At a time when Americans tuned in each evening for a mere half-hour of broadcast television news, the little-known Southern media owner wagered that there was a market for more — much more. So on June 1, 1980, Turner leveraged new satellite technology to launch the world’s first 24-hour, all-news cable network, Cable News Network (CNN).
“Barring satellite problems, we won’t be signing off until the world ends,” Turner brazenly predicted. “We’ll play the National Anthem only one time [on launch] … and when the end of the world comes, we’ll play ‘Nearer My God To Thee’ before we sign off.”
Decades later, CNN is still going strong, but its creator has signed off. Turner has died at the age of 87. He had revealed in 2018 that he suffered from Lewy body dementia. And in 2025, he was diagnosed with pneumonia, but recovered at a rehabilitation facility, according to CNN.

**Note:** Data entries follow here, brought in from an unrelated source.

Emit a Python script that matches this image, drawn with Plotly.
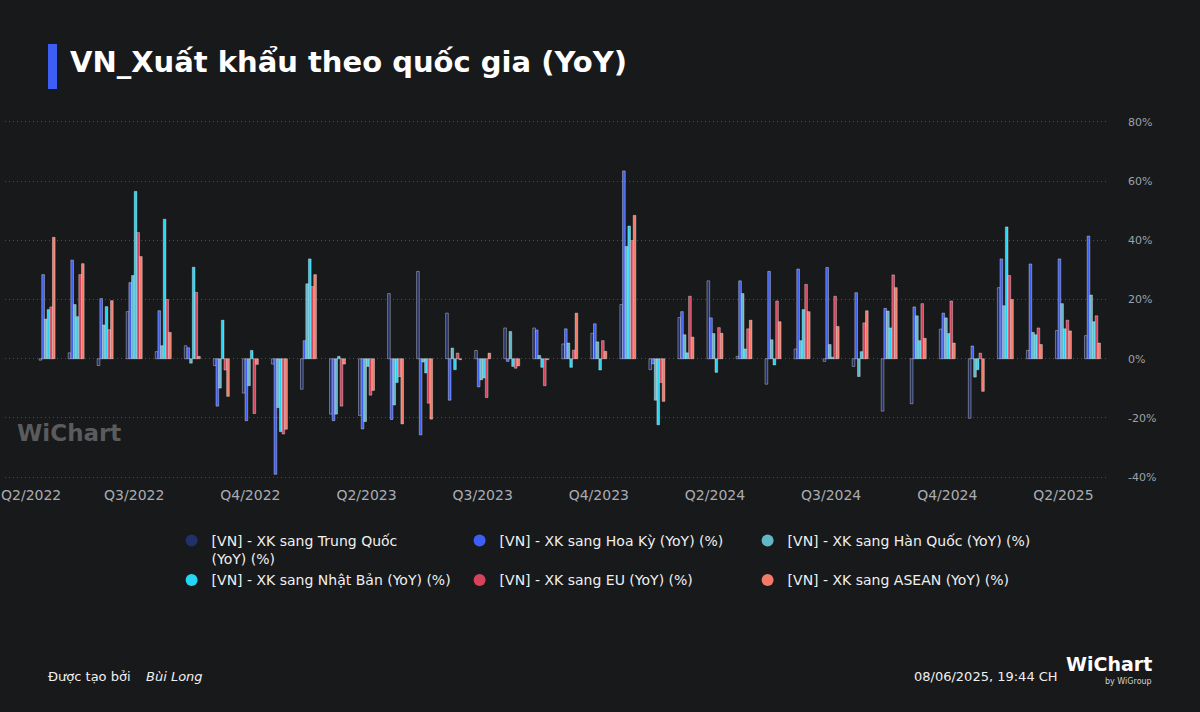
import pandas as pd
import plotly.graph_objects as go

months = pd.period_range("2022-05", "2025-05", freq="M")

china = [-0.5, 2.0, -2.3, 15.9, 2.4, 4.4, -2.3, -11.6, -1.8, -10.3, -18.7, -19.2, 22.0, 29.5, 15.4, 2.8, 10.4, 10.4, 5.0, 8.6, 18.3, -3.7, 13.9, 26.3, 0.8, -8.6, 3.3, -0.9, -2.6, -17.7, -15.2, 10.0, -20.1, 24.0, 2.8, 9.5, 7.8]
us = [28.4, 33.3, 20.3, 25.7, 16.2, 3.7, -16.0, -20.9, -39.0, 6.1, -20.9, -23.7, -20.5, -25.7, -14.0, -9.5, -0.9, 9.7, 10.1, 11.8, 63.4, -1.7, 15.9, 13.8, 26.3, 29.5, 30.3, 30.8, 22.3, 17.0, 17.5, 15.4, 4.3, 33.7, 32.0, 33.7, 41.4]
korea = [13.4, 18.3, 11.4, 28.1, 4.4, -1.5, -9.9, -9.1, -16.5, 25.3, -18.7, -21.2, -15.6, -1.1, 3.6, -7.1, 9.2, 1.1, 5.3, 5.7, 37.9, -14.0, 8.1, 8.5, 22.0, 6.4, 6.1, 4.8, -6.0, 16.1, 14.5, 13.8, -6.2, 17.9, 8.9, 18.6, 21.5]
japan = [16.6, 14.2, 17.6, 56.5, 47.1, 30.9, 13.0, 2.8, -24.6, 33.7, 0.8, -2.6, -8.0, -4.8, -3.7, -6.5, -2.6, -2.9, -2.9, -3.8, 44.8, -22.3, 2.0, -4.6, 3.3, -2.1, 16.6, 0.5, 2.4, 10.4, 6.1, 8.5, -3.7, 44.5, 8.1, 10.1, 12.5]
eu = [17.5, 28.4, 9.8, 42.6, 20.0, 22.4, -3.8, -18.5, -25.4, 24.4, -16.0, -12.3, -6.0, -15.0, 1.9, -13.1, -3.2, -9.1, 2.9, 6.1, 39.9, -8.0, 21.1, 10.5, 10.1, 19.5, 25.1, 21.1, 12.1, 28.3, 18.6, 19.5, 1.9, 28.1, 10.4, 13.0, 14.5]
asean = [41.0, 32.1, 19.6, 34.5, 8.9, 0.8, -12.7, -1.9, -23.8, 28.4, -1.8, -10.7, -22.0, -20.4, -0.3, 1.9, -2.4, -0.3, 15.4, 2.5, 48.4, -14.4, 7.3, 8.6, 13.0, 12.5, 15.9, 10.9, 16.2, 24.0, 6.9, 5.3, -11.0, 20.0, 4.8, 9.4, 5.3]

series_names = [
    "[VN] - XK sang Trung Quốc<br>(YoY) (%)",
    "[VN] - XK sang Hoa Kỳ (YoY) (%)",
    "[VN] - XK sang Hàn Quốc (YoY) (%)",
    "[VN] - XK sang Nhật Bản (YoY) (%)",
    "[VN] - XK sang EU (YoY) (%)",
    "[VN] - XK sang ASEAN (YoY) (%)",
]
series_values = [china, us, korea, japan, eu, asean]
colors = ["#22306a", "#3d5ef5", "#62b6c8", "#25d5f5", "#d7435c", "#f47a68"]

y_ticks = [-40, -20, 0, 20, 40, 60, 80]

x = list(range(len(months)))

# tick every 4 months, labelled by quarter
tick_idx = list(range(-1, len(months), 4))
tick_periods = [months[0] + i for i in tick_idx]
tick_text = [f"Q{p.quarter}/{p.year}" for p in tick_periods]
tick_pos = [max(i, -0.55) for i in tick_idx]

W, H = 1200, 712
L, R, T, B = 5, 93, 120, 233
PW, PH = W - L - R, H - T - B

BG = "#18191b"
fig = go.Figure()
for name, vals, col in zip(series_names, series_values, colors):
    fig.add_trace(go.Bar(
        x=x, y=vals, name=name,
        marker=dict(color=col, line=dict(color="rgba(255,255,255,0.45)", width=0.8)),
        showlegend=False,
    ))
for name, col in zip(series_names, colors):
    fig.add_trace(go.Scatter(
        x=[None], y=[None], mode="markers", name=name,
        marker=dict(color=col, size=15, symbol="circle"),
    ))

fig.update_layout(
    width=W, height=H,
    paper_bgcolor=BG, plot_bgcolor=BG,
    margin=dict(l=L, r=R, t=T, b=B, autoexpand=False),
    barmode="group", bargap=0.45, bargroupgap=0,
    font=dict(family="DejaVu Sans", color="#e8e8e8"),
    xaxis=dict(
        range=[-1.45, len(months) - 0.5], tickmode="array", tickvals=tick_pos, ticktext=tick_text,
        showgrid=False, zeroline=False, showline=False, ticks="", automargin=False,
        ticklabelstandoff=6,
        tickfont=dict(size=14, color="#a9adb3"),
    ),
    yaxis=dict(
        side="right", range=[-40.6, 80.6], tickmode="array", tickvals=y_ticks,
        ticktext=[f"{v}%" for v in y_ticks], automargin=False,
        showgrid=True, gridcolor="#4a4c52", griddash="1px,3px", gridwidth=1,
        zeroline=False, ticks="", ticklabelstandoff=20,
        tickfont=dict(size=11, color="#9ea2a8"),
    ),
    legend=dict(
        orientation="h", xref="container", yref="container", x=0.143, y=1 - 525 / 712,
        xanchor="left", yanchor="top", entrywidth=243, entrywidthmode="pixels",
        font=dict(size=14, color="#f0f0f0"), bgcolor="rgba(0,0,0,0)", tracegroupgap=0,
        itemsizing="constant", valign="top",
    ),
    showlegend=True,
)


def px_x(p):
    return (p - L) / PW


def px_y(p):
    return (H - B - p) / PH


# title accent bar
fig.add_shape(type="rect", xref="paper", yref="paper", x0=px_x(48), x1=px_x(57),
              y0=px_y(89), y1=px_y(44), fillcolor="#3d5ef5", line=dict(width=0), layer="above")

annots = [
    dict(text="<b>VN_Xuất khẩu theo quốc gia (YoY)</b>", x=px_x(68), y=px_y(62), xanchor="left",
         font=dict(size=29, color="#ffffff")),
    dict(text="Được tạo bởi", x=px_x(46), y=px_y(676), xanchor="left",
         font=dict(size=13, color="#f0f0f0")),
    dict(text="<i>Bùi Long</i>", x=px_x(144), y=px_y(676), xanchor="left",
         font=dict(size=13, color="#f0f0f0")),
    dict(text="08/06/2025, 19:44 CH", x=px_x(1060), y=px_y(676), xanchor="right",
         font=dict(size=13, color="#f0f0f0")),
    dict(text="<b>WiChart</b>", x=px_x(1154), y=px_y(664), xanchor="right",
         font=dict(size=19, color="#ffffff")),
    dict(text="by WiGroup", x=px_x(1154), y=px_y(681), xanchor="right",
         font=dict(size=8, color="#d0d0d0")),
    dict(text="<b>WiChart</b>", x=px_x(15), y=px_y(433), xanchor="left",
         font=dict(size=23, color="rgba(150,150,150,0.55)")),
]
for a in annots:
    fig.add_annotation(xref="paper", yref="paper", showarrow=False, yanchor="middle", **a)

fig.write_html("out.html")
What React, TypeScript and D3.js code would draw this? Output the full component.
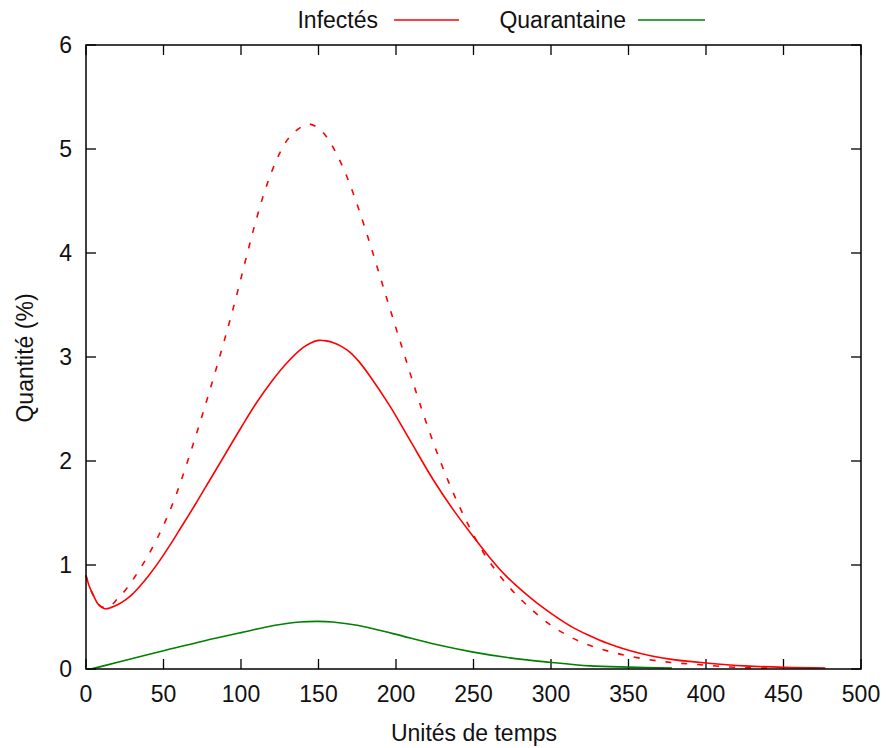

Media magnate, swashbuckling risk-taker, visionary, environmentalist, baseball team owner, billionaire philanthropist: Turner was all that and more. And he never let you forget it.
“If I only had a little humility, I would be perfect,” Turner once proclaimed. Indeed, his eyebrow-raising statements — observers of Ash Wednesday were “Jesus freaks,” 9/11 terrorists were “brave at the very least” — earned him the nickname "The Mouth of the South.” But Turner will be remembered for more than his faux pas.
He was “a genius,” former CNN president Tom Johnson once told The Hollywood Reporter. “He was exceptionally important in the media landscape. We shall not look upon Ted Turner’s kind again.”
Robert Edward Turner III was born on November 19, 1938, in Cincinnati to Florence (née Rooney) and Robert Edward Turner II, owner of a successful billboard company. The family moved to Savannah, Georgia, when he was nine. Always rambunctious, he was sent to boarding school and then a military academy to learn discipline. It didn’t take. He would be expelled from Brown University for having a female student in his dorm room. He never got his degree, although Brown later awarded him an honorary B.A.
After a stint in the Coast Guard Reserve, he went to work for his father’s company, Turner Advertising. But when his father, an abusive alcoholic who suffered severe mood swings, died by suicide in 1963, Turner was forced to take over the company at the age of 24.